# Directions
Starting at the first line of the data, print each line verbatim up to and including the line bearing "month_ticks = [0, 12, 24, 36, 48, 60]", omitting pictures.

** BEGIN Supplied data **

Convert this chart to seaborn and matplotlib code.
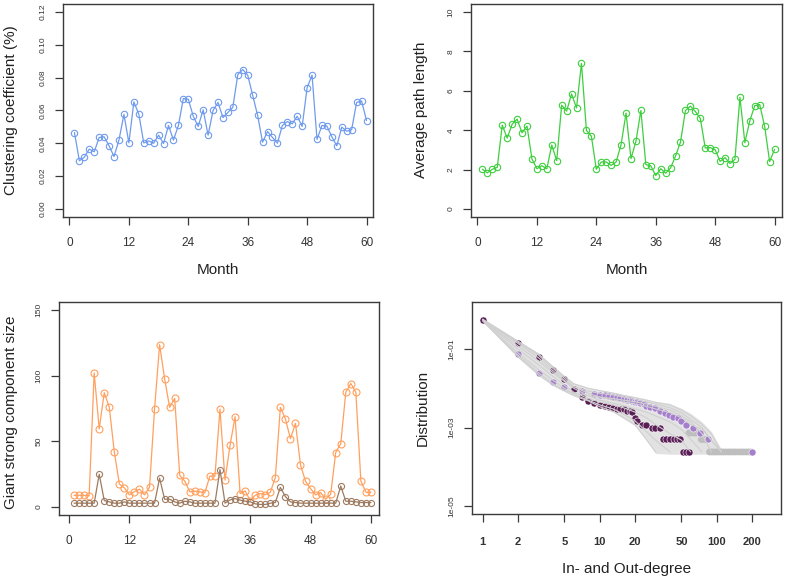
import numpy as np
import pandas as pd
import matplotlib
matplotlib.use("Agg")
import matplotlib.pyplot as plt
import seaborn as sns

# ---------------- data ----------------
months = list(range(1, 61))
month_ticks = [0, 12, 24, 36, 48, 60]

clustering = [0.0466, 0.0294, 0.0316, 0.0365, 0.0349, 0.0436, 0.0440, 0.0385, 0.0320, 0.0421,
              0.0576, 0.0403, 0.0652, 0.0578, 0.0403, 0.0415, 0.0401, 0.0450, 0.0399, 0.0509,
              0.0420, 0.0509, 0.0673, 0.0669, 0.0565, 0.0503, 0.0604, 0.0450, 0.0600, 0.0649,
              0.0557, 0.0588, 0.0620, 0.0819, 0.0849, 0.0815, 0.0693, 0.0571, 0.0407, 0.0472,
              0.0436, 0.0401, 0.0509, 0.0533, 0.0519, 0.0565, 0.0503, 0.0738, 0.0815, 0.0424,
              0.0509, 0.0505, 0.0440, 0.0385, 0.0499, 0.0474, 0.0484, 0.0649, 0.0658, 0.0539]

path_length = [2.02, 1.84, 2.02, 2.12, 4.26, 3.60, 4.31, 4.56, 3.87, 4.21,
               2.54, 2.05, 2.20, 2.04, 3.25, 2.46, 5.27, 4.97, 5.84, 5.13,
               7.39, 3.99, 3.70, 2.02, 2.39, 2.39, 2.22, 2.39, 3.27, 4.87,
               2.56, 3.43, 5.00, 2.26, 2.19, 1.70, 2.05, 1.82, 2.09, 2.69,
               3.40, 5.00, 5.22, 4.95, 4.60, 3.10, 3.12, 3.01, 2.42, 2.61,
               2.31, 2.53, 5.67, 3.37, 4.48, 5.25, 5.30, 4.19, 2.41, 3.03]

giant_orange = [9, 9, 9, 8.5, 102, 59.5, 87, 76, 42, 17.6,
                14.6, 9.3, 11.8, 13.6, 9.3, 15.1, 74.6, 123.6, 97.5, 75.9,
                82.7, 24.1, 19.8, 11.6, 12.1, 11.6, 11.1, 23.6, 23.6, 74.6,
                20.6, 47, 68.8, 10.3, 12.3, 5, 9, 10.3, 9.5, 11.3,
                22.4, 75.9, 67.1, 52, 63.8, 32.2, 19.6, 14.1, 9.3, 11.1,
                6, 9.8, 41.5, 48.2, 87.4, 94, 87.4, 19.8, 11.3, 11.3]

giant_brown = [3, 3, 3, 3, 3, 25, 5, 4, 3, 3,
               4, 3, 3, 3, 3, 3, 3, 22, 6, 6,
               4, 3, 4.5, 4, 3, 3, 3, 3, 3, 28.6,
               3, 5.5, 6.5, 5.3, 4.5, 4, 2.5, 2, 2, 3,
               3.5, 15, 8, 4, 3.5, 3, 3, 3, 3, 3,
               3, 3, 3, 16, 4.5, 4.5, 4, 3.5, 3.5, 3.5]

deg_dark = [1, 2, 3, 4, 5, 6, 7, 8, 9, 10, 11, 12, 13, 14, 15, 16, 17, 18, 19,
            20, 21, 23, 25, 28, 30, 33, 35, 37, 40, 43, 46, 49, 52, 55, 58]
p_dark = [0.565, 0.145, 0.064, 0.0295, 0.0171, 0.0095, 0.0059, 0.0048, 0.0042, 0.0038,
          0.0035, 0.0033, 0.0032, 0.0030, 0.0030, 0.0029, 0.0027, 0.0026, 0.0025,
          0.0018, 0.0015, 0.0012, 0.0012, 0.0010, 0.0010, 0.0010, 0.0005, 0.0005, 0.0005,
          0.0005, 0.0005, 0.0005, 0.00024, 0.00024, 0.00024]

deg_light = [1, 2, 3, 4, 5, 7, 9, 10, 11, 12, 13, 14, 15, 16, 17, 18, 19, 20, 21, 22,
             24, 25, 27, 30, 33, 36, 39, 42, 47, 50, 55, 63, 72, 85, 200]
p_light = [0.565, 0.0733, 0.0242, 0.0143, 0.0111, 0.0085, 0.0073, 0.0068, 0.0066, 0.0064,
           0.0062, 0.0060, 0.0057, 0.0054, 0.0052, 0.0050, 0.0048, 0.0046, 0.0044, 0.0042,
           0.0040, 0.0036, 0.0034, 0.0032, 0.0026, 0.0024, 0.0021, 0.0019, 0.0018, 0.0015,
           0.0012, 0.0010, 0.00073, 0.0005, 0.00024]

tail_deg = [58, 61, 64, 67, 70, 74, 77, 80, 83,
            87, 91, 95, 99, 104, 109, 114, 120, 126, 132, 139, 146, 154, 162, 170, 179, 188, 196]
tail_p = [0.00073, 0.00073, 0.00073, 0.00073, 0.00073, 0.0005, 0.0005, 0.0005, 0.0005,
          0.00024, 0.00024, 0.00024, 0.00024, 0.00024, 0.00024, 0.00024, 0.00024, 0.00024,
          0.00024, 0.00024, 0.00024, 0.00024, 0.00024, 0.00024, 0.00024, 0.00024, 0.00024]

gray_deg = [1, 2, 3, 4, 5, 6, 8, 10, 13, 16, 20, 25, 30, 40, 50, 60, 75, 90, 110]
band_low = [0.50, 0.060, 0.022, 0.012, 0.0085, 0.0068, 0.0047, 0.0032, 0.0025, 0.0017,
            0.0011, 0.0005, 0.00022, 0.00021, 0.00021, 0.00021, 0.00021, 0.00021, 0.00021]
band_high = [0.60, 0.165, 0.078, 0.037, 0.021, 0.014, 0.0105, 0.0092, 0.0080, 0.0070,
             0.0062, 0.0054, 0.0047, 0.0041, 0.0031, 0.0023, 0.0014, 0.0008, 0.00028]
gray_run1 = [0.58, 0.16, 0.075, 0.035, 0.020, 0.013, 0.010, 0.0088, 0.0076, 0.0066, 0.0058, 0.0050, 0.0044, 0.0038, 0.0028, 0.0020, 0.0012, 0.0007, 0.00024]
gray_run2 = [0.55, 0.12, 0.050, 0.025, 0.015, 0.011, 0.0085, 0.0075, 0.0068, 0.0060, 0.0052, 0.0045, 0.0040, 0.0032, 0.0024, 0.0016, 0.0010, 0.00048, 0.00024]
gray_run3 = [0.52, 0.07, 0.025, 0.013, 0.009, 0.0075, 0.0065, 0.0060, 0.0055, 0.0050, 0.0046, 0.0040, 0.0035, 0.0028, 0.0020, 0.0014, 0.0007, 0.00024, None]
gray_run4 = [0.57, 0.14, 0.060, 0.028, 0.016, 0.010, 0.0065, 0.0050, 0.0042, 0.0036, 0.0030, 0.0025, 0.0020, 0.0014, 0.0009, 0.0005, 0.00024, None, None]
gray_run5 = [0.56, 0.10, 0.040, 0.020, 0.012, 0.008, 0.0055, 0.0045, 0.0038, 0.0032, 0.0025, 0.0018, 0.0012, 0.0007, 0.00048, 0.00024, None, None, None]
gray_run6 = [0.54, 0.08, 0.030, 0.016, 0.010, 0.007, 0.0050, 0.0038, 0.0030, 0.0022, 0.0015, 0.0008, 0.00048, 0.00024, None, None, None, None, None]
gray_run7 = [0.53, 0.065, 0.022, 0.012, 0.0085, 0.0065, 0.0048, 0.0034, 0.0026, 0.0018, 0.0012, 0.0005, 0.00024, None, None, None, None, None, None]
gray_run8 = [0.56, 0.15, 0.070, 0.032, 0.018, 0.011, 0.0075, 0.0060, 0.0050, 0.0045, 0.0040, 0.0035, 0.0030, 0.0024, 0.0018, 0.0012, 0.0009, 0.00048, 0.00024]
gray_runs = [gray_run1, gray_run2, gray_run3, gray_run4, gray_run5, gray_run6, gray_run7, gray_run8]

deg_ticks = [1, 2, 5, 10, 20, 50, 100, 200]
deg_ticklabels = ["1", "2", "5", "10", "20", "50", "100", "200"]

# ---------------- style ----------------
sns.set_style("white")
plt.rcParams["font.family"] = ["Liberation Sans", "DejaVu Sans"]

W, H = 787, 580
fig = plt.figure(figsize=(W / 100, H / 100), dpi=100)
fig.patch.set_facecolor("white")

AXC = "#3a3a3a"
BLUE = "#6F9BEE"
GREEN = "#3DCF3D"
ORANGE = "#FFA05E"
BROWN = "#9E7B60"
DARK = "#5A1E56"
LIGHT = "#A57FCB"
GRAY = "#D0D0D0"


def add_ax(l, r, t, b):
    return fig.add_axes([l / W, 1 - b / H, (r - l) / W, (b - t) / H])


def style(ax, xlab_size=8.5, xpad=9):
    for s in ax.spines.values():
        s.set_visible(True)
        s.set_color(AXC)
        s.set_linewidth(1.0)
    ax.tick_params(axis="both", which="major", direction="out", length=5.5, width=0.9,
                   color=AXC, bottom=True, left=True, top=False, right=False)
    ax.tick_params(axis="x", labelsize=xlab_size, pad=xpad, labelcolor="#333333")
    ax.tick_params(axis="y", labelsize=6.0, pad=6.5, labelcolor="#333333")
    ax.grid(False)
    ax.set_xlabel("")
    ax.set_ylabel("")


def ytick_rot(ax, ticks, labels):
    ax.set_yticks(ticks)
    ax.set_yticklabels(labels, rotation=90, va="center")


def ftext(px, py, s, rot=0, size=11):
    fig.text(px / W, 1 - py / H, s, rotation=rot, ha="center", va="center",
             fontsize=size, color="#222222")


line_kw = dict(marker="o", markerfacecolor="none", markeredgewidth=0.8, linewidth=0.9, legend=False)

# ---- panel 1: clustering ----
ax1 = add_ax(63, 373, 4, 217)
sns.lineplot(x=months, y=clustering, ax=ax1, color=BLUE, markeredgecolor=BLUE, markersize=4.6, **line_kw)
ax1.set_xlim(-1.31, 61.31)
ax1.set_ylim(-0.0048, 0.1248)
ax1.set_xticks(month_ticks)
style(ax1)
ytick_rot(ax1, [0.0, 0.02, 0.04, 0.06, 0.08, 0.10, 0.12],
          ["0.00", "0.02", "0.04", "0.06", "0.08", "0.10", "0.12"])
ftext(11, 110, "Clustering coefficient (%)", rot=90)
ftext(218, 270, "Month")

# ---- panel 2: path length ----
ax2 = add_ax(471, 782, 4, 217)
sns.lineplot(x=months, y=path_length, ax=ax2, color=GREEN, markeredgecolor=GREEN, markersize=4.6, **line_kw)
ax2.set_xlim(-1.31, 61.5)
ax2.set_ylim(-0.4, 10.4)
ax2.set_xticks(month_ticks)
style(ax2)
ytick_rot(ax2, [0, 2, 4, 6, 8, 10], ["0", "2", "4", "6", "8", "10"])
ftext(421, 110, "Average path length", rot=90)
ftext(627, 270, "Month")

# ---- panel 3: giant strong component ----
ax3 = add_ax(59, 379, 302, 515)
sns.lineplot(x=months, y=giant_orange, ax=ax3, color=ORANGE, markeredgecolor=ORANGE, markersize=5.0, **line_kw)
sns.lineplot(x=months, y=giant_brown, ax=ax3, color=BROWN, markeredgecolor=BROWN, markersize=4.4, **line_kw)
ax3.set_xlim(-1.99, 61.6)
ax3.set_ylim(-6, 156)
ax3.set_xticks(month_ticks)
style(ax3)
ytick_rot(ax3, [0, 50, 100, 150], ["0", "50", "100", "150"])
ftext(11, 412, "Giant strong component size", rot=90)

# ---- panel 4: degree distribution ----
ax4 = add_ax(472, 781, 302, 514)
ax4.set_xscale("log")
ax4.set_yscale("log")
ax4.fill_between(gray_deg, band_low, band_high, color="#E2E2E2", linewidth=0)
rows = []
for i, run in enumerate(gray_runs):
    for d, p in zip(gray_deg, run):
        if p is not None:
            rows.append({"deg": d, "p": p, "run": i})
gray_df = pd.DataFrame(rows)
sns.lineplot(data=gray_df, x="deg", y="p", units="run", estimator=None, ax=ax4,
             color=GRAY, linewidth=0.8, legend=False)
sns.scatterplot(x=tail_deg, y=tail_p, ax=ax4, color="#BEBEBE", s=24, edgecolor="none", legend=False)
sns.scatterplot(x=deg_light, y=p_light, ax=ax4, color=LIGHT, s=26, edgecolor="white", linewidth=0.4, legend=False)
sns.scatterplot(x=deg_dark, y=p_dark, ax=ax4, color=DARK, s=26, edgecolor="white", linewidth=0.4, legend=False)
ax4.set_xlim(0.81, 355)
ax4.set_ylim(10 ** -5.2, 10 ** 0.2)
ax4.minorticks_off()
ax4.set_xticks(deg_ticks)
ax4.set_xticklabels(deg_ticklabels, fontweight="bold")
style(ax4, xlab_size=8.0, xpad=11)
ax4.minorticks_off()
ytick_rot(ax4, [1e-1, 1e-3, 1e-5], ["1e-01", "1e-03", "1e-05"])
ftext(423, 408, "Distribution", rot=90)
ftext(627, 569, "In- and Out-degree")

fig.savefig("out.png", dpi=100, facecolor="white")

** END Supplied data **

# Worked answer
Convert this chart to seaborn and matplotlib code.
import numpy as np
import pandas as pd
import matplotlib
matplotlib.use("Agg")
import matplotlib.pyplot as plt
import seaborn as sns

# ---------------- data ----------------
months = list(range(1, 61))
month_ticks = [0, 12, 24, 36, 48, 60]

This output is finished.